In the later years of his life, the great 19th century American philosopher Ralph Waldo Emerson suffered from an increasingly faulty memory. When things would slip his mind, he complained of his "naughty memory," as he called it. Sometimes Emerson would forget the names of different objects. In order to speak of them, he would refer to them in a round-about way. For instance, when he could not think of the word "plow," he would call it "the implement that cultivates the soil." More important was the fact that he could not remember the names of people who were quite familiar to him. At the funeral of his friend, the poet Henry Wadsworth Longfellow, Emerson commented to another person, "That gentleman has a sweet, beautiful soul, but I have entirely forgotten his name."
The loss of memory is a sad thing. It cuts us off from days gone by. It strips away the treasured residue of past experience. It erases our personal history and leaves us unaccountably blank pages. Not long ago I was visiting in the home of a delightful older woman. Periodically in the course of our conversation she would stop and -- after a moment's silence -- would remark, "I've forgotten what I was going to say." After this happened several times she confessed, "It's so humiliating to have your memory go bad." Certainly it is unfortunate, inconvenient and at times embarrassing not to remember. Yet without a doubt, for some people the failure of memory is largely unavoidable.
That is not always the case. Sometimes we are forgetful because we neglect that which has gone before us and become inattentive to those who have preceded us. We center all of our attention only on our own time and place. We act as though the present is all that matters and the past is some shabby thing that can be safely cast off and left behind like a worn-out pair of shoes.
Here we are with Memorial Day upon us. On this occasion we are called upon to remember and respect those who have died, those whose days are gone. It is no surprise to us that many people do not reflect upon the past during this holiday any more than they do on any other day. In our age of ever-accelerating change, we don't tend to look to the past to find our wisdom. We view what "has been" as largely irrelevant to what is now. The ancients are not our models. We place little value in traditions and inherited customs. And so when Memorial Day rolls around, our thoughts do not automatically turn to the past and to the departed. Most people appreciate Memorial Day largely because it is an extra day off work.
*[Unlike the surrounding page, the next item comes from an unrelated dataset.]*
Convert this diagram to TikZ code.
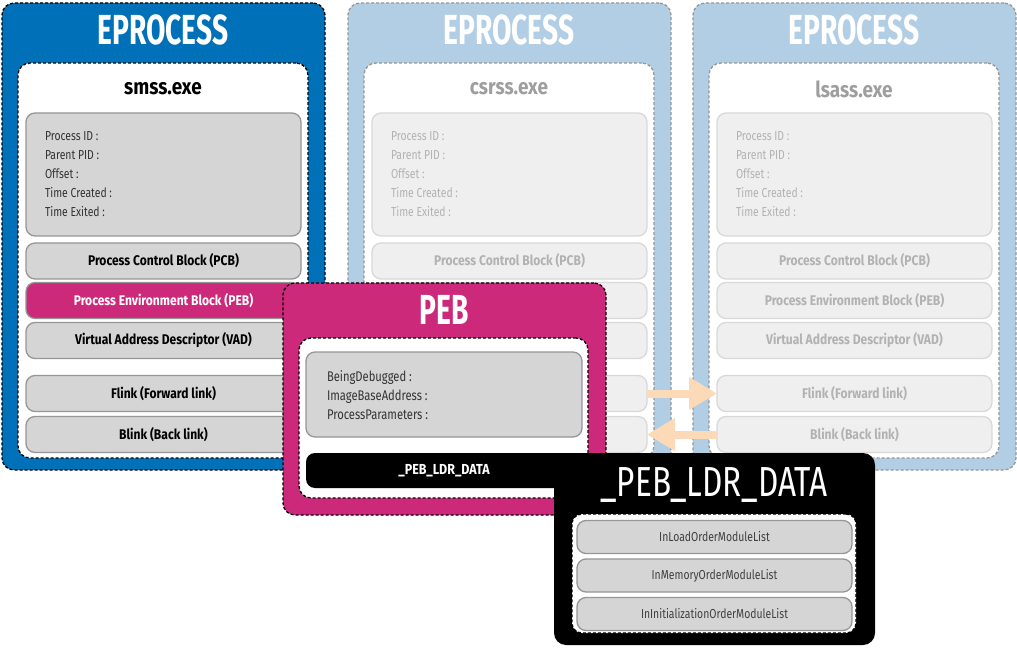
\documentclass[tikz,border=0pt]{standalone}
\usepackage{fontspec}
\usetikzlibrary{arrows.meta}
% condensed faces built from Fira Sans
\newfontfamily\titlefont[FakeStretch=0.67]{Fira Sans}
\newfontfamily\widetitlefont[FakeStretch=0.75]{Fira Sans}
\newfontfamily\rowfont[FakeStretch=0.86]{Fira Sans}
\newfontfamily\infofont[FakeStretch=0.80]{Fira Sans}

\definecolor{eblue}{RGB}{0,113,185}
\definecolor{epale}{RGB}{177,206,229}
\definecolor{pebmag}{RGB}{204,41,122}
\definecolor{peach}{RGB}{253,218,183}
\definecolor{cellfill}{RGB}{213,213,213}
\definecolor{celledge}{RGB}{150,150,150}
\definecolor{fadefill}{RGB}{239,239,239}
\definecolor{fadeedge}{RGB}{216,216,216}
\definecolor{fadetext}{RGB}{178,178,178}
\definecolor{fadetitle}{RGB}{158,158,158}
\definecolor{fadedash}{RGB}{150,150,150}

% labels of the lower rows are left out where the PEB panel covers them
\newif\iflowlabels
\newcommand\lowlabel[1]{\iflowlabels#1\fi}

% one EPROCESS structure: #1 name, #2 left edge, #3 image name, #4 on/off, #5 style of the PEB row
\newcommand\eprocbox[5]{%
  \node[outer#4, minimum width=323pt, minimum height=467pt] (#1) at (#2+161.5,236.5) {};
  \node[titletext] (#1-t) at (#2+161,30) {EPROCESS};
  \node[inner#4, minimum width=290pt, minimum height=395pt] (#1-in) at (#2+161,260.5) {};
  \node[exe#4] (#1-exe) at (#2+161,89) {#3};
  \node[info#4, minimum width=275pt, minimum height=123pt] (#1-info) at (#2+161.5,174.5) {};
  \node[infotext#4] (#1-l1) at (#2+43,141) {Process ID :};
  \node[infotext#4] (#1-l2) at (#2+43,160) {Parent PID :};
  \node[infotext#4] (#1-l3) at (#2+43,179) {Offset :};
  \node[infotext#4] (#1-l4) at (#2+43,198) {Time Created :};
  \node[infotext#4] (#1-l5) at (#2+43,217) {Time Exited :};
  \node[row#4] (#1-pcb) at (#2+161.5,261) {Process Control Block (PCB)};
  \node[#5] (#1-peb) at (#2+161.5,300.5) {\lowlabel{Process Environment Block (PEB)}};
  \node[row#4] (#1-vad) at (#2+161.5,340.5) {\lowlabel{Virtual Address Descriptor (VAD)}};
  \node[row#4] (#1-fl) at (#2+161.5,393.5) {\lowlabel{Flink (Forward link)}};
  \node[row#4] (#1-bl) at (#2+161.5,434.5) {\lowlabel{Blink (Back link)}};
}

\begin{document}
\begin{tikzpicture}[x=1pt,y=-1pt,
  every node/.style={inner sep=0pt, outer sep=0pt},
  dashedge/.style={line width=1.3pt, dash pattern=on 3pt off 2pt},
  outeron/.style={rectangle, rounded corners=12pt, fill=eblue, draw=black, dashedge},
  outeroff/.style={rectangle, rounded corners=12pt, fill=epale, draw=fadedash, dashedge},
  inneron/.style={rectangle, rounded corners=12pt, fill=white, draw=black, dashedge},
  inneroff/.style={rectangle, rounded corners=12pt, fill=white, draw=fadedash, dashedge},
  titletext/.style={text=white, font=\titlefont\bfseries\fontsize{42}{42}\selectfont},
  exeon/.style={text=black, font=\rowfont\bfseries\fontsize{22}{22}\selectfont},
  exeoff/.style={text=fadetitle, font=\rowfont\bfseries\fontsize{22}{22}\selectfont},
  infoon/.style={rectangle, rounded corners=9pt, fill=cellfill, draw=celledge, line width=1.3pt},
  infooff/.style={rectangle, rounded corners=9pt, fill=fadefill, draw=fadeedge, line width=1.3pt},
  infotexton/.style={anchor=base west, text=black!80, font=\infofont\fontsize{13}{13}\selectfont},
  infotextoff/.style={anchor=base west, text=fadetext, font=\infofont\fontsize{13}{13}\selectfont},
  rowon/.style={rectangle, rounded corners=9pt, fill=cellfill, draw=celledge, line width=1.3pt,
    minimum width=275pt, minimum height=36pt, text=black, font=\rowfont\bfseries\fontsize{14}{14}\selectfont},
  rowoff/.style={rectangle, rounded corners=9pt, fill=fadefill, draw=fadeedge, line width=1.3pt,
    minimum width=275pt, minimum height=36pt, text=fadetext, font=\rowfont\bfseries\fontsize{14}{14}\selectfont},
  pebrow/.style={rowon, fill=pebmag, draw=celledge, text=white},
  fatarrow/.style={draw=peach, line width=8pt, -{Triangle[length=28pt,width=31pt]}},
  ldrrow/.style={rectangle, rounded corners=9pt, fill=cellfill, draw=celledge, line width=1.3pt,
    minimum width=275pt, minimum height=33pt, text=black!75, font=\infofont\fontsize{13}{13}\selectfont},
]
\useasboundingbox (0,0) rectangle (1017,652);

% the three EPROCESS structures of the linked list
\lowlabelstrue
\eprocbox{smss}{2}{smss.exe}{on}{pebrow}
\lowlabelsfalse
\eprocbox{csrss}{348}{csrss.exe}{off}{rowoff}
\lowlabelstrue
\eprocbox{lsass}{693}{lsass.exe}{off}{rowoff}

% forward and backward links
\draw[fatarrow] (csrss-fl.east) -- (lsass-fl.west);
\draw[fatarrow] (lsass-bl.west) -- (csrss-bl.east);

% Process Environment Block
\node[rectangle, rounded corners=12pt, fill=pebmag, draw=black, dashedge,
      minimum width=323pt, minimum height=232pt] (peb) at (444.5,399) {};
\node[titletext] (peb-t) at (444,310) {PEB};
\node[inneron, minimum width=289pt, minimum height=160pt] (peb-in) at (443.5,418) {};
\node[infoon, minimum width=276pt, minimum height=85pt] (peb-info) at (444,394.5) {};
\node[infotexton, font=\infofont\fontsize{14}{14}\selectfont] (peb-l1) at (327,381) {BeingDebugged :};
\node[infotexton, font=\infofont\fontsize{14}{14}\selectfont] (peb-l2) at (327,400) {ImageBaseAddress :};
\node[infotexton, font=\infofont\fontsize{14}{14}\selectfont] (peb-l3) at (327,419) {ProcessParameters :};
\node[rectangle, rounded corners=9pt, fill=black, minimum width=276pt, minimum height=35pt,
      text=white, font=\rowfont\bfseries\fontsize{14.5}{14.5}\selectfont] (peb-ldr) at (444,470.5) {\_PEB\_LDR\_DATA};

% loader data
\node[rectangle, rounded corners=12pt, fill=black, minimum width=321pt, minimum height=192pt] (ldr) at (714.5,549) {};
\node[text=white, font=\widetitlefont\fontsize{42}{42}\selectfont] (ldr-t) at (714,485) {\_PEB\_LDR\_DATA};
\node[rectangle, rounded corners=10pt, fill=white, draw=black, dashedge,
      minimum width=284pt, minimum height=119pt] (ldr-in) at (714,573.5) {};
\node[ldrrow] (ldr-load) at (714.5,537) {InLoadOrderModuleList};
\node[ldrrow] (ldr-mem) at (714.5,575.5) {InMemoryOrderModuleList};
\node[ldrrow] (ldr-init) at (714.5,614) {InInitializationOrderModuleList};
\end{tikzpicture}
\end{document}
My purpose is not to be an advocate for a renewed practice of Memorial Day. This holiday is not expressly religious. It is secular. Nevertheless, it can serve to promote a value that is elevated throughout the Scriptures, that value being the importance of remembrance. You see, a failure of memory is not just something which leads to personal inconvenience or social embarrassment. It is a spiritual danger. A failure of memory in those things which are most significant results in a failure of faith. Forgetfulness erodes the foundation of our relationship with God.